Destroyed by appeasing his
enemies: The Shakespearean
tragedy of Jeremy Corbyn
15 December, 2019
The Jeremy Corbyn project has ended in tears with an utterly demoralising general election defeat for Labour, but it could – and should – have been very different if only Corbyn had trusted his own instincts.
There is a distinctly Shakespearean air to the political demise of UK Labour leader Jeremy Corbyn, which took place, appropriately enough, on Friday the 13th of December 2019 (or you could say 15 March would have been even more appropriate).
“There is a tide in the affairs of men, which taken at the flood, leads on to fortune. Omitted, all the voyage of their life is bound in shallows and miseries,” the great bard wrote in ‘Julius Caesar’.
Jeremy Corbyn was never in a stronger position than on the morning of the day after the general election of June 2017. Against all the odds and punditocracy predictions, he had taken Labour to the brink of a stunning victory. The 40 percent of the vote Labour attained in that election represented the biggest increase in the share of the popular vote the party had achieved in over 70 years. But fatally, Corbyn didn’t take the tide at the flood. He should have used the moment to move swiftly and decisively against his ‘centrist’ enemies in the party who had done so much to undermine him. Instead, he held out an olive branch to them. They repaid his magnanimity by plotting the downfall which came to a head so spectacularly this week.
Phase One of the plan was to get Labour to sign up to an electorally suicidal shift on Brexit. Labour did so well in 2017 largely because it gave a clear manifesto commitment to respect the result of the 2016 referendum. But great pressure was exerted on Corbyn to agree to a change in policy and pledge Labour to support a second referendum. Years earlier, Corbyn had, quite rightly, attacked the EU for making the Irish vote again after they had rejected the Lisbon Treaty. But asking Labour Leavers to vote again on whether to leave the EU is precisely what Corbyn was doing in the 2019 general election. It’s true that others were constructing his political coffin, but it’s also true that Corbyn handed them the nails.
Phase Two of the plan to ‘Get Corbyn’ was to promote a narrative that Labour under his leadership was absolutely awash with anti-Semitism. Corbyn’s enemies wanted us to believe that Labour, a party which always prided itself on its anti-racist credentials, and which had a Jewish leader as recently as 2015, was in fact a racist party. Incredibly, this audacious campaign succeeded because Corbyn failed to call it out. The level of actual anti-Semitism in Labour was tiny, but the Labour leader accepted the narrative that there was a big problem to deal with. The result of his continually going on the back-foot was that he and his party were denounced as ‘anti-Semitic’ on an almost hourly basis. Chris Williamson, a loyal Corbyn ally, was thrown under the bus on trumped-up charges.
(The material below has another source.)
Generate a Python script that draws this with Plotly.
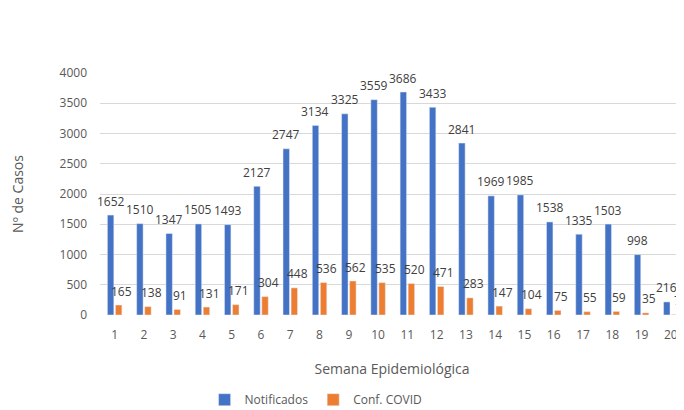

But this appeasement only led to the campaign being ratcheted up still further.
Corbyn’s failure to hit back forcefully – or indeed hit back at all – against the smear campaigns of his enemies was praised by some as signs of his Zen-like calm, but to millions of others it looked like weakness. In last week’s leaders’ debate, Boris Johnson labelled Corbyn a supporter of the IRA. Corbyn said nothing in response.
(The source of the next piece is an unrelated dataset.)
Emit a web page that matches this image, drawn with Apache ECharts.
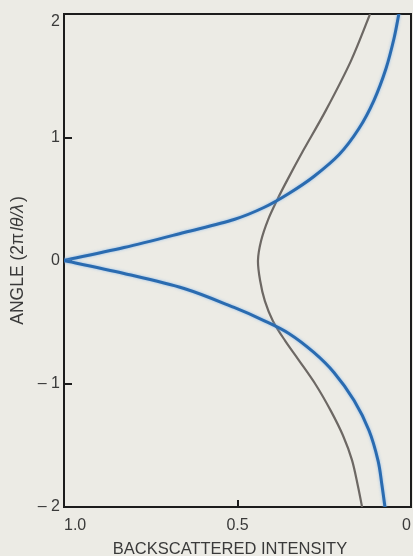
<!DOCTYPE html>
<html>
<head>
<meta charset="utf-8">
<style>
  html, body { margin: 0; padding: 0; background: #ecebe5; }
  #chart { width: 413px; height: 556px; }
</style>
<script src="https://cdn.jsdelivr.net/npm/echarts@6/dist/echarts.min.js"></script>
</head>
<body>
<div id="chart"></div>
<script>
// Backscattered intensity versus angle parameter
const yTicks = [-2, -1, 0, 1, 2];
const xTickLabels = { 1: '1.0', 0.5: '0.5', 0: '0' };

// Grey curve: angle and intensity
const greyAngle = [2.0, 1.62, 1.22, 0.89, 0.65, 0.49, 0.33, 0.16, 0, -0.16, -0.33, -0.49, -0.65, -0.81, -1.01, -1.22, -1.42, -1.62, -1.83, -2.0];
const greyIntensity = [0.118, 0.173, 0.245, 0.311, 0.357, 0.386, 0.412, 0.432, 0.441, 0.435, 0.421, 0.398, 0.363, 0.323, 0.274, 0.231, 0.196, 0.170, 0.153, 0.141];

// Blue curve, upper branch
const blueUpAngle = [0, 0.105, 0.227, 0.333, 0.43, 0.544, 0.682, 0.86, 1.071, 1.298, 1.558, 1.801, 2.0];
const blueUpIntensity = [1.0, 0.827, 0.654, 0.51, 0.424, 0.352, 0.28, 0.207, 0.15, 0.107, 0.072, 0.049, 0.035];

// Blue curve, lower branch
const blueDownAngle = [0, -0.105, -0.227, -0.381, -0.487, -0.592, -0.746, -0.909, -1.136, -1.379, -1.623, -1.817, -2.0];
const blueDownIntensity = [1.0, 0.827, 0.654, 0.51, 0.424, 0.352, 0.28, 0.222, 0.164, 0.121, 0.095, 0.084, 0.075];

const pairs = (xs, ys) => xs.map((x, i) => [x, ys[i]]);

// Smooth curve through the data points (Catmull-Rom converted to cubic Béziers),
// positioned through the chart's own coordinate system.
function curveSeries(name, points, lineStyle) {
  return {
    type: 'custom', name: name, clip: true,
    data: points,
    encode: { x: 0, y: 1 },
    renderItem: function (params, api) {
      if (params.dataIndex !== 0) return null;
      const p = points.map(d => api.coord(d));
      let d = 'M' + p[0][0] + ',' + p[0][1];
      for (let i = 0; i < p.length - 1; i++) {
        const p0 = p[Math.max(i - 1, 0)], p1 = p[i], p2 = p[i + 1], p3 = p[Math.min(i + 2, p.length - 1)];
        const c1x = p1[0] + (p2[0] - p0[0]) / 6, c1y = p1[1] + (p2[1] - p0[1]) / 6;
        const c2x = p2[0] - (p3[0] - p1[0]) / 6, c2y = p2[1] - (p3[1] - p1[1]) / 6;
        d += ' C' + c1x + ',' + c1y + ' ' + c2x + ',' + c2y + ' ' + p2[0] + ',' + p2[1];
      }
      return {
        type: 'path',
        shape: { pathData: d },
        style: Object.assign({ fill: null }, lineStyle)
      };
    }
  };
}

const chart = echarts.init(document.getElementById('chart'));
const textColor = '#3a3a3a';
const font = 'Liberation Sans, Arial, sans-serif';

const blueStyle = {
  stroke: '#2a6bb0', lineWidth: 3, lineCap: 'round',
  shadowColor: 'rgba(110,170,235,0.7)', shadowBlur: 3
};
const greyStyle = { stroke: '#6d6864', lineWidth: 2.2 };

chart.setOption({
  backgroundColor: '#ecebe5',
  animation: false,
  grid: {
    left: 64, right: 2, top: 14, bottom: 49,
    outerBoundsMode: 'none',
    show: true, borderColor: '#1c1c1c', borderWidth: 2, backgroundColor: 'transparent'
  },
  xAxis: {
    type: 'value', min: 0, max: 1, interval: 0.5, inverse: true,
    name: 'BACKSCATTERED INTENSITY',
    nameLocation: 'middle', nameGap: 34,
    nameTextStyle: { color: textColor, fontSize: 16.5, fontFamily: font, padding: [0, 15, 0, 0] },
    axisLine: { show: true, onZero: false, lineStyle: { color: '#1c1c1c', width: 2 } },
    axisTick: {
      show: true, inside: true, length: 7,
      lineStyle: { color: '#1c1c1c', width: 2 },
      customValues: [0.5]
    },
    axisLabel: {
      color: textColor, fontSize: 16, fontFamily: font, margin: 11,
      customValues: [1, 0.5, 0],
      formatter: v => xTickLabels[v] !== undefined ? xTickLabels[v] : String(v),
      alignMinLabel: 'left',
      alignMaxLabel: 'right'
    },
    splitLine: { show: false }
  },
  yAxis: {
    type: 'value', min: -2, max: 2, interval: 1,
    name: '{n|ANGLE (2π}{i|lθ/λ}{n|)}',
    nameLocation: 'middle', nameGap: 31, nameRotate: 90,
    nameTextStyle: {
      color: textColor, fontSize: 17.5, fontFamily: font,
      rich: {
        n: { color: textColor, fontSize: 17.5, fontFamily: font },
        i: { color: textColor, fontSize: 17.5, fontFamily: font, fontStyle: 'italic', padding: [0, 2, 0, 2] }
      }
    },
    axisLine: { show: true, onZero: false, lineStyle: { color: '#1c1c1c', width: 2 } },
    axisTick: {
      show: true, inside: true, length: 8,
      lineStyle: { color: '#1c1c1c', width: 2 },
      customValues: [-1, 0, 1]
    },
    axisLabel: {
      color: textColor, fontSize: 16, fontFamily: font, margin: 4,
      customValues: yTicks,
      formatter: v => v < 0 ? '\u2013 ' + Math.abs(v) : String(v),
      verticalAlignMaxLabel: 'top'
    },
    splitLine: { show: false }
  },
  series: [
    curveSeries('grey', pairs(greyIntensity, greyAngle), greyStyle),
    curveSeries('blue-up', pairs(blueUpIntensity, blueUpAngle), blueStyle),
    curveSeries('blue-down', pairs(blueDownIntensity, blueDownAngle), blueStyle)
  ]
});
</script>
</body>
</html>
For all his decency, it’s undeniable that Corbyn – when he got to the brink of power – treated his enemies much better than he did his friends. That, sadly, will be his epitaph. A golden opportunity for the left in Britain has been squandered.
“Men at some times are masters of their fates. The fault, Dear Brutus, is not in our stars, but in ourselves, that we are underlings.”